= Continuously variable slope delta modulation =

Voice coding method

Continuously variable slope delta modulation (CVSD or CVSDM) is a voice coding method. It is a delta modulation with variable step size (i.e., special case of adaptive delta modulation), first proposed by Greefkes and Riemens in 1970.

CVSD encodes at 1 bit per sample, so that audio sampled at 16 kHz is encoded at 16 kbit/s.

The encoder maintains a reference sample and a step size. Each input sample is compared to the reference sample. If the input sample is larger, the encoder emits a 1 bit and adds the step size to the reference sample. If the input sample is smaller, the encoder emits a 0 bit and subtracts the step size from the reference sample. The encoder also keeps the previous N bits of output (N = 3 or N = 4 are very common) to determine adjustments to the step size; if the previous N bits are all 1s or 0s, the step size is increased. Otherwise, the step size is decreased (usually in an exponential manner, with $\tau$ being in the range of 5 ms). The step size is adjusted for every input sample processed.

To allow for bit errors to fade out and to allow (re)synchronization to an ongoing bitstream, the output register (which keeps the reference sample) is normally realized as a leaky integrator with a time constant ($\tau$) of about 1 ms.

The decoder reverses this process, starting with the reference sample, and adding or subtracting the step size according to the bit stream. The sequence of adjusted reference samples are the reconstructed waveform, and the step size is adjusted according to the same all-1s-or-0s logic as in the encoder.

Adaptation of step size allows one to avoid slope overload (step of quantization increases when the signal rapidly changes) and decreases granular noise when the signal is constant (decrease of step of quantisation).

CVSD is sometimes called a compromise between simplicity, low bitrate, and quality. Common bitrates are 9.6–128 kbit/s.

Like other delta-modulation techniques, the output of the decoder does not exactly match the original input to the encoder.

== Applications ==
12 kbit/s CVSD is used by Motorola's SECURENET line of digitally encrypted two-way radio products.

16 and 32 kbit/s CVSD were used by military TRI-TAC digital telephones (DNVT, DSVT) for use in deployed areas to provide voice recognition quality audio. 16 kbit/s rates were typically used by US Army forces to conserve bandwidth over tactical links. 32 kbit/s rates were typically used by US Air Force forces for improved voice quality.

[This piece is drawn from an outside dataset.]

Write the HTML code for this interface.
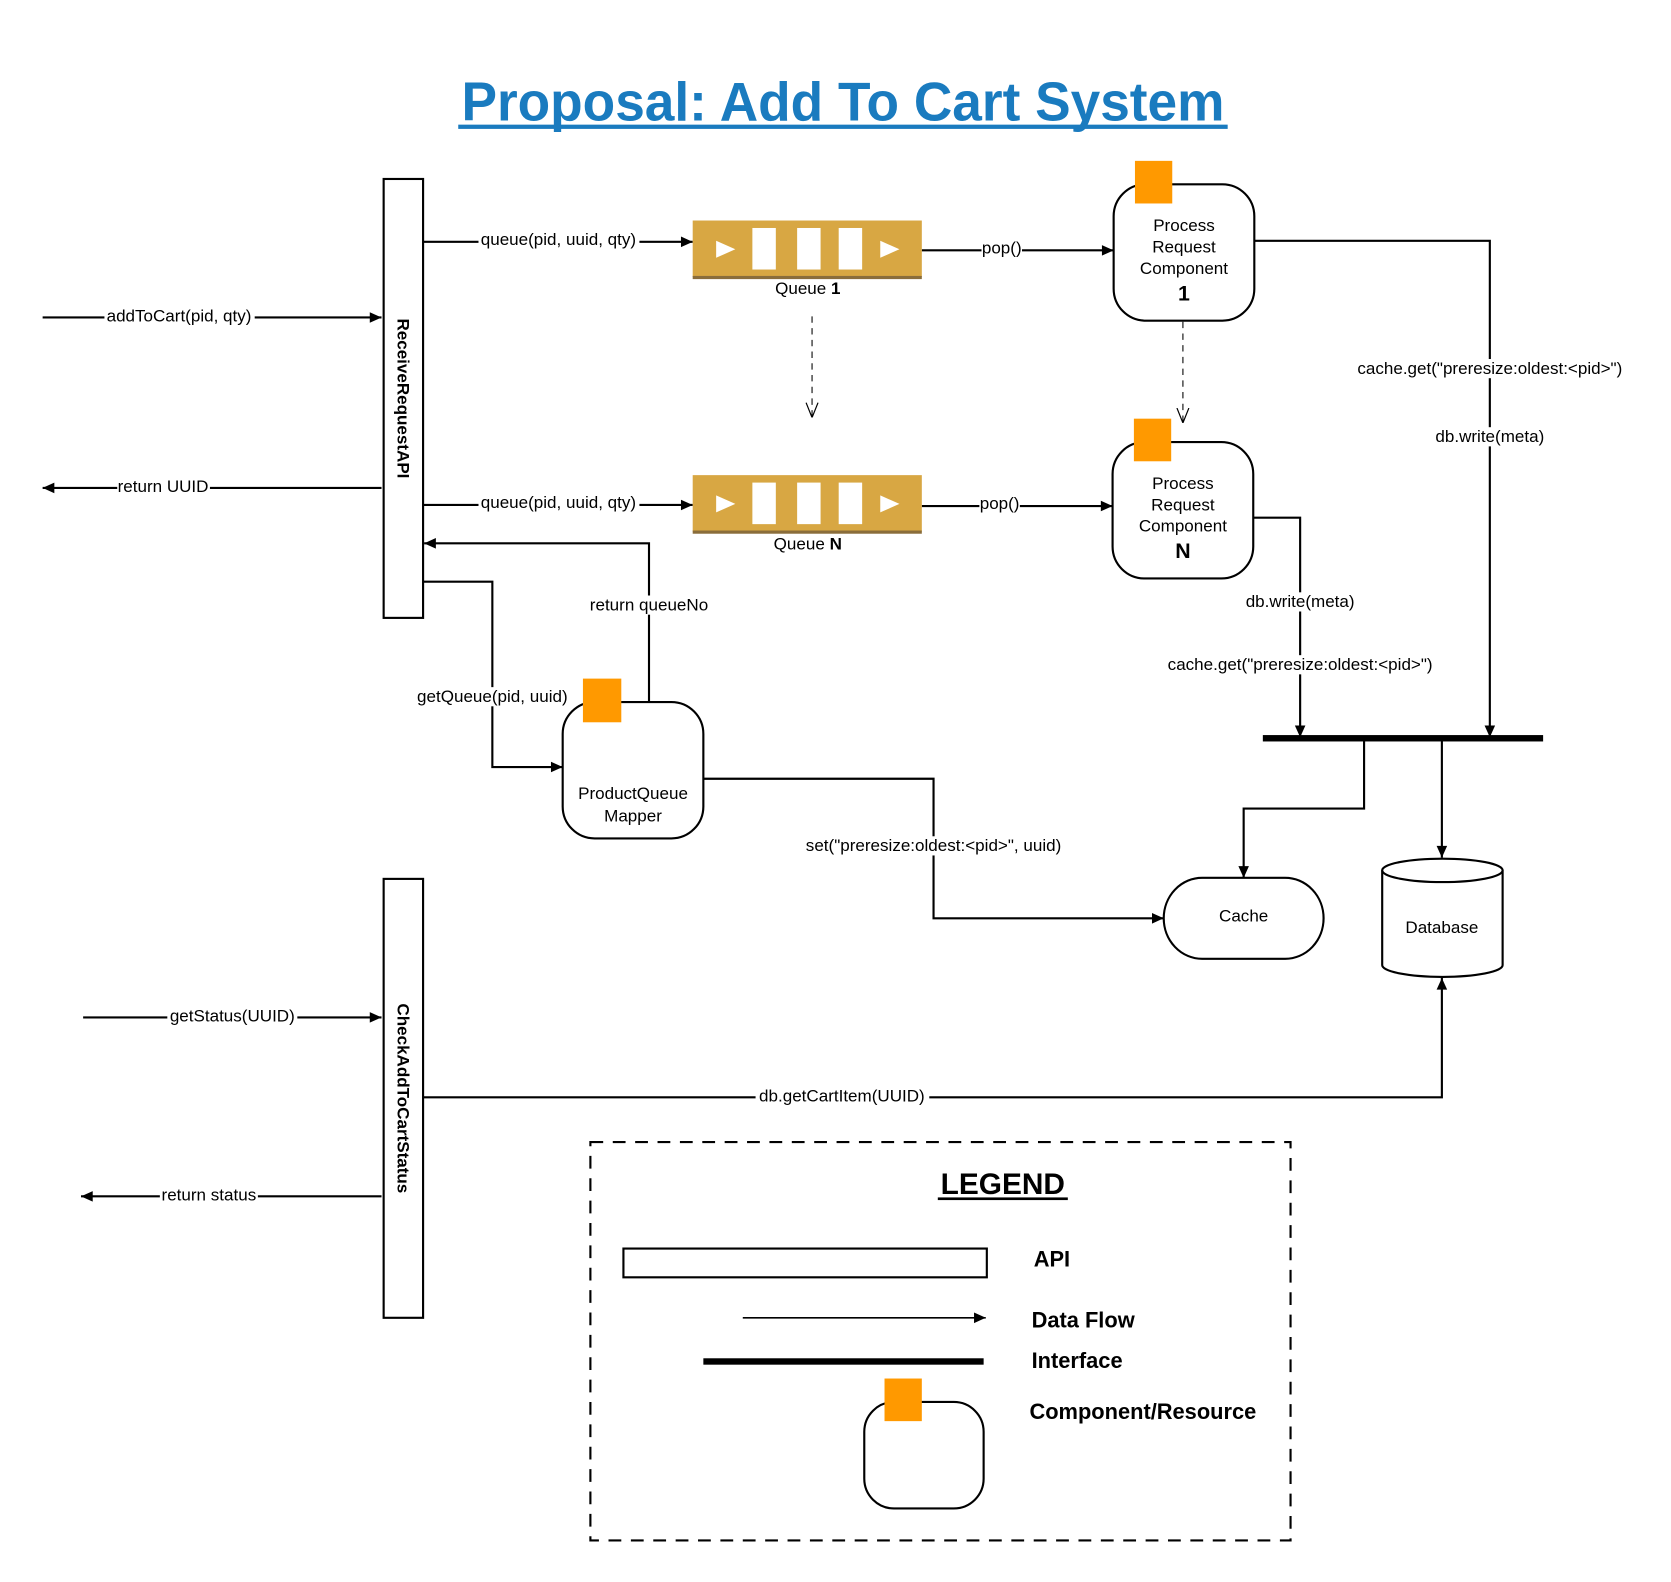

64 kbit/s CVSD is one of the options to encode voice signals in telephony-related Bluetooth service profiles; e.g., between mobile phones and wireless headsets. The other options are PCM with logarithmic a-law or μ-law quantization, as well as mSBC codec featuring 16 kHz sample rate and best quality.

Numerous arcade games, such as Sinistar and Smash TV, and pinball machines, such as Gorgar or Space Shuttle, play pre-recorded speech through an HC-55516 CVSD decoder.

The Victor 9000 computer used a MC6852-SSDA chip and a CODEC supporting voice coding with CVSD modulation with a sampling rate of about 16KHz.